═══ Data excerpt

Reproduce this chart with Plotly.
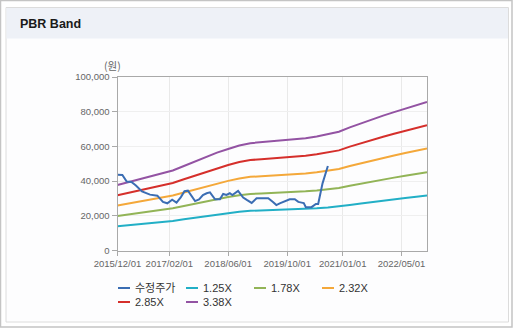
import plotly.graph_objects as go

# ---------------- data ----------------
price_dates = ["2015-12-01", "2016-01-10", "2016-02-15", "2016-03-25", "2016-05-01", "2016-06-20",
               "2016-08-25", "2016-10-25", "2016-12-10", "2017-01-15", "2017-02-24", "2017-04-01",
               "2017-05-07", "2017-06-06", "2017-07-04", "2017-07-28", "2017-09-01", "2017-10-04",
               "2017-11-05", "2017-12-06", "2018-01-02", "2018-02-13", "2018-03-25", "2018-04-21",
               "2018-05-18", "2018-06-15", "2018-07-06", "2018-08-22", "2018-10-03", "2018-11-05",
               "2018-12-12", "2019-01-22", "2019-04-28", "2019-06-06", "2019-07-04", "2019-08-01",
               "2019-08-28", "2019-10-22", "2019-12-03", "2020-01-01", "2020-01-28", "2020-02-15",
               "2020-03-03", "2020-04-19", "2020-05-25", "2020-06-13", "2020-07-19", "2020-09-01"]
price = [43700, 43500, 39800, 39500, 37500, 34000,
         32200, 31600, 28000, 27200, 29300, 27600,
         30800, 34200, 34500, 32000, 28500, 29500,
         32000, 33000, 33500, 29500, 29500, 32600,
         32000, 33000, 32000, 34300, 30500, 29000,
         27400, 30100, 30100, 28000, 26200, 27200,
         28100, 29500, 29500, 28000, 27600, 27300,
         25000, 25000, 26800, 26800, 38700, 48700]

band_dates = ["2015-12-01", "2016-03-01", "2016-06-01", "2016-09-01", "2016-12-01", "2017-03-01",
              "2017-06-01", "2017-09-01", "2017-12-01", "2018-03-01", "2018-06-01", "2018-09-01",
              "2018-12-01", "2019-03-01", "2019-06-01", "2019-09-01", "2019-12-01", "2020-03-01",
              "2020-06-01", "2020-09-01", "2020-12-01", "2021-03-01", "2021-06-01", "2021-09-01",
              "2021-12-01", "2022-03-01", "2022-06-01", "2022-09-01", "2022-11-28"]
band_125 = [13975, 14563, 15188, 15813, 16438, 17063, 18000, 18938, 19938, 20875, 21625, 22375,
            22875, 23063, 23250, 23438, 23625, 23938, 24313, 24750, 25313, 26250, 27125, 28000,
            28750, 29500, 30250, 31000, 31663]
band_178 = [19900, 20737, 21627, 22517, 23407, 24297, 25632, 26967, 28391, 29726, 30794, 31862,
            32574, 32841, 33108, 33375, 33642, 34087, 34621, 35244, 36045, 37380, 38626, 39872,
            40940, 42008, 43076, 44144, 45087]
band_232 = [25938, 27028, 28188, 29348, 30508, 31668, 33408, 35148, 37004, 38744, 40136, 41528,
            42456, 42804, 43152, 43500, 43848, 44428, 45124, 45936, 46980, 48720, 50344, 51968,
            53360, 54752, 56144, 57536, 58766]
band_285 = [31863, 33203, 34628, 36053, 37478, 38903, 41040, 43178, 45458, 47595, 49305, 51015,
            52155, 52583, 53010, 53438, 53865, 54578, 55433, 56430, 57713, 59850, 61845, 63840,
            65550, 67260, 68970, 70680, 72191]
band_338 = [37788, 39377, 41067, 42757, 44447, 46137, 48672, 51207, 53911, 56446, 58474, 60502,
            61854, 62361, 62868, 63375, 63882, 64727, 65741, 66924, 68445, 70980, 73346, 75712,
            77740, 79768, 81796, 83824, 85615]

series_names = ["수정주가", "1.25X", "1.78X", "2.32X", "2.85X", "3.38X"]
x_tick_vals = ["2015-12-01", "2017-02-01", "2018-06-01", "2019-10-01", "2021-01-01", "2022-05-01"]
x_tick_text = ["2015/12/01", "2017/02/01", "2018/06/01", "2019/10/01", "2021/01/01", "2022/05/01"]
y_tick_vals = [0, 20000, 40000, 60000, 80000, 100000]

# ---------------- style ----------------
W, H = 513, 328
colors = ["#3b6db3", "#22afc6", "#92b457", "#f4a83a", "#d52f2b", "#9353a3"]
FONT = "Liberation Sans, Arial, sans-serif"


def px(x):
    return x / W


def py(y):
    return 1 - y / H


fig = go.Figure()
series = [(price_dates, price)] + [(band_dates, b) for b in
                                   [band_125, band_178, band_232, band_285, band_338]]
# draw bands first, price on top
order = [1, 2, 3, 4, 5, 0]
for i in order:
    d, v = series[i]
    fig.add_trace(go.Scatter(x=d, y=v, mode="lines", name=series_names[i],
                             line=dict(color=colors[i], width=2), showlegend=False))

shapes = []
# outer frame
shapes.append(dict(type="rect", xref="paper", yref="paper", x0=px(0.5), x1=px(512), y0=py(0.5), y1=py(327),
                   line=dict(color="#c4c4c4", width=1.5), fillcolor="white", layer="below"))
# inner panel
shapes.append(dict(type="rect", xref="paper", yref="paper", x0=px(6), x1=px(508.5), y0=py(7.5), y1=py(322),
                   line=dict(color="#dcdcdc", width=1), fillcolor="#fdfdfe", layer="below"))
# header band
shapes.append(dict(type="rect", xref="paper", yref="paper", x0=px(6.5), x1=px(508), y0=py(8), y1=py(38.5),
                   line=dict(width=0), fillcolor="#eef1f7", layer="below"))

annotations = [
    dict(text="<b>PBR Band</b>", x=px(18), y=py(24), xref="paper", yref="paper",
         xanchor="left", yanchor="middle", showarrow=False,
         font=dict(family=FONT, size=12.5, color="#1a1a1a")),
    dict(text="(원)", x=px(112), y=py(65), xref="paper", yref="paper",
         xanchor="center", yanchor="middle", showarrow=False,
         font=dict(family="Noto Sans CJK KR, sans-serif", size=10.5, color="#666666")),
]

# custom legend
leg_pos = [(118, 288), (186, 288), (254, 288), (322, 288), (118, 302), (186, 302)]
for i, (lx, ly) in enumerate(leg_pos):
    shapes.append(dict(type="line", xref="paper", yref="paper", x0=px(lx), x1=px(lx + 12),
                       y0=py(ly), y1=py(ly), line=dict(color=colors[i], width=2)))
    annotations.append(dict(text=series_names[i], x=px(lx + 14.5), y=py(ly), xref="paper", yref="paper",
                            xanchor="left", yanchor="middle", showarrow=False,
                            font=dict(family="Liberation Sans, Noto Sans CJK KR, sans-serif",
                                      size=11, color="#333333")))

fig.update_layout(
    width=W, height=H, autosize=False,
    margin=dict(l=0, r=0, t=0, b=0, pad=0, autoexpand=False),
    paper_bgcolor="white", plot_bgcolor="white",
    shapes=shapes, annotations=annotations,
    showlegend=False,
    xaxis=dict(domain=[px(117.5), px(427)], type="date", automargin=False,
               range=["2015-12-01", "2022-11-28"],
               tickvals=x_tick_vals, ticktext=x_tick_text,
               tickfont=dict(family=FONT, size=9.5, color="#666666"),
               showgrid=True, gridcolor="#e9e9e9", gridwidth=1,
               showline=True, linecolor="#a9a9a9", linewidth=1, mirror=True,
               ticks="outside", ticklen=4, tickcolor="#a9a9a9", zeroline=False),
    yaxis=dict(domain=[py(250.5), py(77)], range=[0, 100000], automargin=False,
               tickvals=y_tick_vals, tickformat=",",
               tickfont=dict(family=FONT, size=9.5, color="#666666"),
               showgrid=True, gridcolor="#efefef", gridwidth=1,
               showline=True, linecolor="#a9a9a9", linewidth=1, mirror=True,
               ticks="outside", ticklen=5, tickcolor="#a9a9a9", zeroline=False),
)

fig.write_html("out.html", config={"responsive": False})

══════

# What the exercise asks:
Restate the data above word for word. Skip every picture.

# Response to the exercise:
Reproduce this chart with Plotly.
import plotly.graph_objects as go

# ---------------- data ----------------
price_dates = ["2015-12-01", "2016-01-10", "2016-02-15", "2016-03-25", "2016-05-01", "2016-06-20",
               "2016-08-25", "2016-10-25", "2016-12-10", "2017-01-15", "2017-02-24", "2017-04-01",
               "2017-05-07", "2017-06-06", "2017-07-04", "2017-07-28", "2017-09-01", "2017-10-04",
               "2017-11-05", "2017-12-06", "2018-01-02", "2018-02-13", "2018-03-25", "2018-04-21",
               "2018-05-18", "2018-06-15", "2018-07-06", "2018-08-22", "2018-10-03", "2018-11-05",
               "2018-12-12", "2019-01-22", "2019-04-28", "2019-06-06", "2019-07-04", "2019-08-01",
               "2019-08-28", "2019-10-22", "2019-12-03", "2020-01-01", "2020-01-28", "2020-02-15",
               "2020-03-03", "2020-04-19", "2020-05-25", "2020-06-13", "2020-07-19", "2020-09-01"]
price = [43700, 43500, 39800, 39500, 37500, 34000,
         32200, 31600, 28000, 27200, 29300, 27600,
         30800, 34200, 34500, 32000, 28500, 29500,
         32000, 33000, 33500, 29500, 29500, 32600,
         32000, 33000, 32000, 34300, 30500, 29000,
         27400, 30100, 30100, 28000, 26200, 27200,
         28100, 29500, 29500, 28000, 27600, 27300,
         25000, 25000, 26800, 26800, 38700, 48700]

band_dates = ["2015-12-01", "2016-03-01", "2016-06-01", "2016-09-01", "2016-12-01", "2017-03-01",
              "2017-06-01", "2017-09-01", "2017-12-01", "2018-03-01", "2018-06-01", "2018-09-01",
              "2018-12-01", "2019-03-01", "2019-06-01", "2019-09-01", "2019-12-01", "2020-03-01",
              "2020-06-01", "2020-09-01", "2020-12-01", "2021-03-01", "2021-06-01", "2021-09-01",
              "2021-12-01", "2022-03-01", "2022-06-01", "2022-09-01", "2022-11-28"]
band_125 = [13975, 14563, 15188, 15813, 16438, 17063, 18000, 18938, 19938, 20875, 21625, 22375,
            22875, 23063, 23250, 23438, 23625, 23938, 24313, 24750, 25313, 26250, 27125, 28000,
            28750, 29500, 30250, 31000, 31663]
band_178 = [19900, 20737, 21627, 22517, 23407, 24297, 25632, 26967, 28391, 29726, 30794, 31862,
            32574, 32841, 33108, 33375, 33642, 34087, 34621, 35244, 36045, 37380, 38626, 39872,
            40940, 42008, 43076, 44144, 45087]
band_232 = [25938, 27028, 28188, 29348, 30508, 31668, 33408, 35148, 37004, 38744, 40136, 41528,
            42456, 42804, 43152, 43500, 43848, 44428, 45124, 45936, 46980, 48720, 50344, 51968,
            53360, 54752, 56144, 57536, 58766]
band_285 = [31863, 33203, 34628, 36053, 37478, 38903, 41040, 43178, 45458, 47595, 49305, 51015,
            52155, 52583, 53010, 53438, 53865, 54578, 55433, 56430, 57713, 59850, 61845, 63840,
            65550, 67260, 68970, 70680, 72191]
band_338 = [37788, 39377, 41067, 42757, 44447, 46137, 48672, 51207, 53911, 56446, 58474, 60502,
            61854, 62361, 62868, 63375, 63882, 64727, 65741, 66924, 68445, 70980, 73346, 75712,
            77740, 79768, 81796, 83824, 85615]

series_names = ["수정주가", "1.25X", "1.78X", "2.32X", "2.85X", "3.38X"]
x_tick_vals = ["2015-12-01", "2017-02-01", "2018-06-01", "2019-10-01", "2021-01-01", "2022-05-01"]
x_tick_text = ["2015/12/01", "2017/02/01", "2018/06/01", "2019/10/01", "2021/01/01", "2022/05/01"]
y_tick_vals = [0, 20000, 40000, 60000, 80000, 100000]

# ---------------- style ----------------
W, H = 513, 328
colors = ["#3b6db3", "#22afc6", "#92b457", "#f4a83a", "#d52f2b", "#9353a3"]
FONT = "Liberation Sans, Arial, sans-serif"


def px(x):
    return x / W


def py(y):
    return 1 - y / H


fig = go.Figure()
series = [(price_dates, price)] + [(band_dates, b) for b in
                                   [band_125, band_178, band_232, band_285, band_338]]
# draw bands first, price on top
order = [1, 2, 3, 4, 5, 0]
for i in order:
    d, v = series[i]
    fig.add_trace(go.Scatter(x=d, y=v, mode="lines", name=series_names[i],
                             line=dict(color=colors[i], width=2), showlegend=False))

shapes = []
# outer frame
shapes.append(dict(type="rect", xref="paper", yref="paper", x0=px(0.5), x1=px(512), y0=py(0.5), y1=py(327),
                   line=dict(color="#c4c4c4", width=1.5), fillcolor="white", layer="below"))
# inner panel
shapes.append(dict(type="rect", xref="paper", yref="paper", x0=px(6), x1=px(508.5), y0=py(7.5), y1=py(322),
                   line=dict(color="#dcdcdc", width=1), fillcolor="#fdfdfe", layer="below"))
# header band
shapes.append(dict(type="rect", xref="paper", yref="paper", x0=px(6.5), x1=px(508), y0=py(8), y1=py(38.5),
                   line=dict(width=0), fillcolor="#eef1f7", layer="below"))

annotations = [
    dict(text="<b>PBR Band</b>", x=px(18), y=py(24), xref="paper", yref="paper",
         xanchor="left", yanchor="middle", showarrow=False,
         font=dict(family=FONT, size=12.5, color="#1a1a1a")),
    dict(text="(원)", x=px(112), y=py(65), xref="paper", yref="paper",
         xanchor="center", yanchor="middle", showarrow=False,
         font=dict(family="Noto Sans CJK KR, sans-serif", size=10.5, color="#666666")),
]

# custom legend
leg_pos = [(118, 288), (186, 288), (254, 288), (322, 288), (118, 302), (186, 302)]
for i, (lx, ly) in enumerate(leg_pos):
    shapes.append(dict(type="line", xref="paper", yref="paper", x0=px(lx), x1=px(lx + 12),
                       y0=py(ly), y1=py(ly), line=dict(color=colors[i], width=2)))
    annotations.append(dict(text=series_names[i], x=px(lx + 14.5), y=py(ly), xref="paper", yref="paper",
                            xanchor="left", yanchor="middle", showarrow=False,
                            font=dict(family="Liberation Sans, Noto Sans CJK KR, sans-serif",
                                      size=11, color="#333333")))

fig.update_layout(
    width=W, height=H, autosize=False,
    margin=dict(l=0, r=0, t=0, b=0, pad=0, autoexpand=False),
    paper_bgcolor="white", plot_bgcolor="white",
    shapes=shapes, annotations=annotations,
    showlegend=False,
    xaxis=dict(domain=[px(117.5), px(427)], type="date", automargin=False,
               range=["2015-12-01", "2022-11-28"],
               tickvals=x_tick_vals, ticktext=x_tick_text,
               tickfont=dict(family=FONT, size=9.5, color="#666666"),
               showgrid=True, gridcolor="#e9e9e9", gridwidth=1,
               showline=True, linecolor="#a9a9a9", linewidth=1, mirror=True,
               ticks="outside", ticklen=4, tickcolor="#a9a9a9", zeroline=False),
    yaxis=dict(domain=[py(250.5), py(77)], range=[0, 100000], automargin=False,
               tickvals=y_tick_vals, tickformat=",",
               tickfont=dict(family=FONT, size=9.5, color="#666666"),
               showgrid=True, gridcolor="#efefef", gridwidth=1,
               showline=True, linecolor="#a9a9a9", linewidth=1, mirror=True,
               ticks="outside", ticklen=5, tickcolor="#a9a9a9", zeroline=False),
)

fig.write_html("out.html", config={"responsive": False})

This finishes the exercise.